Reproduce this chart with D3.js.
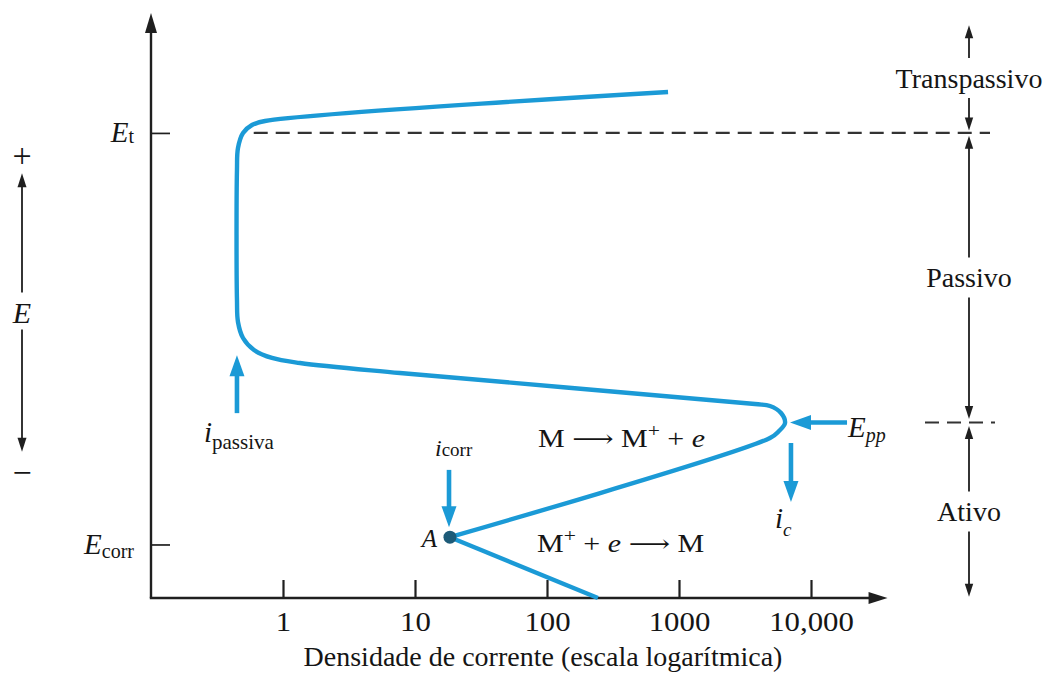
<!DOCTYPE html>
<html>
<head>
<meta charset="utf-8">
<script src="https://cdn.jsdelivr.net/npm/d3@7"></script>
<style>
  body { margin: 0; background: #fff; }
  svg { display: block; }
  text { font-family: "Liberation Serif", "Times New Roman", serif; fill: #151515; }
</style>
</head>
<body>
<svg id="chart" width="1046" height="675"></svg>
<script>
// Current density axis (log scale) ticks
const xTickValues = [1, 10, 100, 1000, 10000];
const xTickLabels = ["1", "10", "100", "1000", "10,000"];

// Potential (relative units) of the marked levels
const E_CORR_TICK = 9.15;
const E_PP = 30.0;
const E_T = 79.5;
const yTickValues = [E_CORR_TICK, E_T];
const yTickSubs = ["corr", "t"];

// Cathodic branch: from the axis up to point A
const cathodicI = [243, 18.4];
const cathodicE = [0, 10.4];

// Anodic branch: A -> active nose (Epp) -> passive plateau -> transpassive
const anodicI = [18.4, 4890, 5724, 6357, 5929, 4890, 3767, 7.69, 1.345, 0.825, 0.603, 0.498, 0.456, 0.448, 0.448, 0.456, 0.498, 0.582, 0.731, 826];
const anodicE = [10.4, 27.35, 28.55, 29.91, 31.62, 32.82, 33.16, 38.46, 40.17, 41.03, 42.39, 44.44, 47.18, 50.94, 73.16, 76.92, 79.49, 80.85, 81.54, 86.5];

// Point A (corrosion potential / current)
const pointA = { i: 18.4, E: 10.4 };

// Region spans on the right (potential ranges)
const regionNames = ["Transpassivo", "Passivo", "Ativo"];
const regionTop = [97.9, 79.0, 29.4];
const regionBottom = [79.9, 30.6, 0.2];

// Blue pointer arrows: [current, E] tail -> tip
const passivaArrow = { i: [0.448, 0.448], E: [31.6, 41.5] };
const corrArrow = { i: [18.1, 18.1], E: [21.9, 12.1] };
const icArrow = { i: [7050, 7050], E: [26.5, 16.4] };
const eppArrow = { i: [18750, 6935], E: [E_PP, E_PP] };

// Left potential direction indicator
const eIndicator = { top: 72.6, bottom: 25.0 };

const BLUE = "#1b9ad6";
const DARK = "#1f1f1f";

const svg = d3.select("#chart");
svg.append("rect").attr("width", 1046).attr("height", 675).attr("fill", "#fff");

const x = d3.scaleLog().domain([0.1, 10000]).range([151, 811]);
const y = d3.scaleLinear().domain([0, 100]).range([598, 13]);
const X_END = 38000;
const E_END = 100;

// arrowhead triangle with its tip at (tx, ty), pointing along (dx, dy)
function head(g, tx, ty, dx, dy, len, hw, color) {
  const bx = tx - dx * len, by = ty - dy * len;
  const px = -dy, py = dx;
  g.append("path")
    .attr("d", `M${tx},${ty}L${bx + px * hw},${by + py * hw}L${bx - px * hw},${by - py * hw}Z`)
    .attr("fill", color);
}

// straight arrow from (x1,y1) to (x2,y2)
function arrow(g, x1, y1, x2, y2, opt) {
  const { width, color, len, hw, start = false, end = true } = opt;
  const L = Math.hypot(x2 - x1, y2 - y1);
  const dx = (x2 - x1) / L, dy = (y2 - y1) / L;
  const sx = start ? x1 + dx * len * 0.8 : x1, sy = start ? y1 + dy * len * 0.8 : y1;
  const ex = end ? x2 - dx * len * 0.8 : x2, ey = end ? y2 - dy * len * 0.8 : y2;
  g.append("line").attr("x1", sx).attr("y1", sy).attr("x2", ex).attr("y2", ey)
    .attr("stroke", color).attr("stroke-width", width);
  if (end) head(g, x2, y2, dx, dy, len, hw, color);
  if (start) head(g, x1, y1, -dx, -dy, len, hw, color);
}

// text slightly widened horizontally, anchored at (px, py)
function wideText(px, py, sx, size) {
  return svg.append("g")
    .attr("transform", `translate(${px},${py}) scale(${sx},1)`)
    .append("text").attr("font-size", size);
}

// ---- axes ----
const axes = svg.append("g");
arrow(axes, x(0.1), y(0), x(0.1), y(E_END), { width: 2.4, color: DARK, len: 20, hw: 6 });
arrow(axes, x(0.1) - 1.2, y(0), x(X_END), y(0), { width: 2.4, color: DARK, len: 19, hw: 6 });

const xAxisG = svg.append("g")
  .attr("transform", `translate(0,${y(0)})`)
  .call(d3.axisBottom(x).tickValues(xTickValues)
    .tickFormat((d, i) => xTickLabels[i])
    .tickSizeInner(-18).tickSizeOuter(0).tickPadding(13))
  .attr("font-size", 28);
xAxisG.select(".domain").remove();
xAxisG.selectAll(".tick line").attr("stroke", DARK).attr("stroke-width", 2.2);
xAxisG.selectAll(".tick text").attr("fill", "#151515").attr("transform", "scale(1.1,1)");

const yAxisG = svg.append("g")
  .attr("transform", `translate(${x(0.1)},0)`)
  .call(d3.axisLeft(y).tickValues(yTickValues)
    .tickFormat(() => "")
    .tickSizeInner(-19).tickSizeOuter(0).tickPadding(17))
  .attr("font-size", 28);
yAxisG.select(".domain").remove();
yAxisG.selectAll(".tick line").attr("stroke", DARK).attr("stroke-width", 1.7);
yAxisG.selectAll(".tick text").each(function (d, i) {
  const t = d3.select(this).attr("fill", "#151515").attr("dy", "0.32em");
  t.append("tspan").attr("font-style", "italic").attr("font-size", 29).text("E");
  t.append("tspan").attr("font-size", 20).attr("dy", i === 0 ? "0.2em" : "0.05em").text(yTickSubs[i]);
});

svg.append("text")
  .attr("x", 543).attr("y", 666)
  .attr("text-anchor", "middle").attr("font-size", 28)
  .text("Densidade de corrente (escala logarítmica)");

// ---- dashed potential levels ----
svg.append("line")
  .attr("x1", x(0.6)).attr("x2", 990).attr("y1", y(E_T)).attr("y2", y(E_T))
  .attr("stroke", "#333").attr("stroke-width", 2.2).attr("stroke-dasharray", "14,8");
svg.append("line")
  .attr("x1", 925).attr("x2", 995).attr("y1", y(E_PP)).attr("y2", y(E_PP))
  .attr("stroke", "#333").attr("stroke-width", 2.2).attr("stroke-dasharray", "14,8");

// ---- polarization curve ----
const line = d3.line()
  .x(d => x(d[0])).y(d => y(d[1]))
  .curve(d3.curveCatmullRom.alpha(0.5));
const curveG = svg.append("g").attr("fill", "none").attr("stroke", BLUE)
  .attr("stroke-width", 4.4).attr("stroke-linejoin", "round");
curveG.append("path").attr("d", line(cathodicI.map((v, k) => [v, cathodicE[k]])));
curveG.append("path").attr("d", line(anodicI.map((v, k) => [v, anodicE[k]])));

svg.append("circle")
  .attr("cx", x(pointA.i)).attr("cy", y(pointA.E)).attr("r", 6.5)
  .attr("fill", "#1d5b78");
svg.append("text")
  .attr("x", x(pointA.i) - 13).attr("y", y(pointA.E) + 10)
  .attr("text-anchor", "end").attr("font-size", 25).attr("font-style", "italic")
  .text("A");

// ---- blue pointer arrows ----
const ptr = svg.append("g");
const blueOpt = { width: 4.6, color: BLUE, len: 21, hw: 7.5 };
for (const a of [passivaArrow, corrArrow, icArrow, eppArrow]) {
  arrow(ptr, x(a.i[0]), y(a.E[0]), x(a.i[1]), y(a.E[1]), blueOpt);
}

// i_passiva label
const tp = svg.append("text").attr("x", x(passivaArrow.i[0]) - 33).attr("y", 442);
tp.append("tspan").attr("font-style", "italic").attr("font-size", 29).text("i");
tp.append("tspan").attr("font-size", 21).attr("dy", 7).text("passiva");

// i_corr label
const tc = svg.append("text").attr("x", x(corrArrow.i[0]) - 14).attr("y", 456);
tc.append("tspan").attr("font-style", "italic").attr("font-size", 24).text("i");
tc.append("tspan").attr("font-size", 19).text("corr");

// i_c label
const tic = svg.append("text").attr("x", x(icArrow.i[0]) - 16).attr("y", 528);
tic.append("tspan").attr("font-style", "italic").attr("font-size", 29).text("i");
tic.append("tspan").attr("font-style", "italic").attr("font-size", 19).attr("dy", 8).text("c");

// E_pp label
const te = svg.append("text").attr("x", x(eppArrow.i[0]) + 1).attr("y", 437);
te.append("tspan").attr("font-style", "italic").attr("font-size", 29).text("E");
te.append("tspan").attr("font-style", "italic").attr("font-size", 20).attr("dy", 5).text("pp");

// ---- reactions ----
function reactionParts(t, parts) {
  for (const p of parts) {
    const s = t.append("tspan").text(p.s);
    if (p.arrow) s.attr("font-family", "DejaVu Serif").attr("font-size", 24);
    if (p.sup) s.attr("font-size", 18).attr("dy", -10);
    if (p.down) s.attr("dy", 10);
    if (p.it) s.attr("font-style", "italic");
  }
}
const r1 = wideText(538, 447, 1.2, 25);
reactionParts(r1, [{ s: "M " }, { s: "\u27F6", arrow: true }, { s: " M" }, { s: "+", sup: true },
  { s: " + ", down: true }, { s: "e", it: true }]);
const r2 = wideText(537, 552, 1.2, 25);
reactionParts(r2, [{ s: "M" }, { s: "+", sup: true }, { s: " + ", down: true }, { s: "e", it: true },
  { s: " " }, { s: "\u27F6", arrow: true }, { s: " M" }]);

// ---- region spans on the right ----
const RX = 969;
const regions = svg.append("g");
regionNames.forEach((name, k) => {
  const yt = y(regionTop[k]), yb = y(regionBottom[k]);
  const mid = (yt + yb) / 2;
  regions.append("text")
    .attr("x", RX).attr("y", mid).attr("dy", "0.35em")
    .attr("text-anchor", "middle").attr("font-size", 28).text(name);
  const gap = 20;
  arrow(regions, RX, mid - gap, RX, yt, { width: 1.8, color: DARK, len: 13, hw: 4.2 });
  arrow(regions, RX, mid + gap, RX, yb, { width: 1.8, color: DARK, len: 13, hw: 4.2 });
});

// ---- left potential indicator ----
const LX = 22;
const left = svg.append("g");
const lm = (y(eIndicator.top) + y(eIndicator.bottom)) / 2;
left.append("text").attr("x", LX).attr("y", lm).attr("dy", "0.35em")
  .attr("text-anchor", "middle").attr("font-size", 30).attr("font-style", "italic").text("E");
arrow(left, LX, lm - 20, LX, y(eIndicator.top), { width: 1.8, color: DARK, len: 14, hw: 4.5 });
arrow(left, LX, lm + 17, LX, y(eIndicator.bottom), { width: 1.8, color: DARK, len: 14, hw: 4.5 });
left.append("text").attr("x", LX).attr("y", y(eIndicator.top) - 6)
  .attr("text-anchor", "middle").attr("font-size", 34).text("+");
left.append("text").attr("x", LX).attr("y", y(eIndicator.bottom) + 32)
  .attr("text-anchor", "middle").attr("font-size", 34).text("\u2212");
</script>
</body>
</html>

++++++++

Up to and including the line with "const cathodicE = [0, 10.4];", copy the data above from its first line. Skip pictures.

## Result
Reproduce this chart with D3.js.
<!DOCTYPE html>
<html>
<head>
<meta charset="utf-8">
<script src="https://cdn.jsdelivr.net/npm/d3@7"></script>
<style>
  body { margin: 0; background: #fff; }
  svg { display: block; }
  text { font-family: "Liberation Serif", "Times New Roman", serif; fill: #151515; }
</style>
</head>
<body>
<svg id="chart" width="1046" height="675"></svg>
<script>
// Current density axis (log scale) ticks
const xTickValues = [1, 10, 100, 1000, 10000];
const xTickLabels = ["1", "10", "100", "1000", "10,000"];

// Potential (relative units) of the marked levels
const E_CORR_TICK = 9.15;
const E_PP = 30.0;
const E_T = 79.5;
const yTickValues = [E_CORR_TICK, E_T];
const yTickSubs = ["corr", "t"];

// Cathodic branch: from the axis up to point A
const cathodicI = [243, 18.4];
const cathodicE = [0, 10.4];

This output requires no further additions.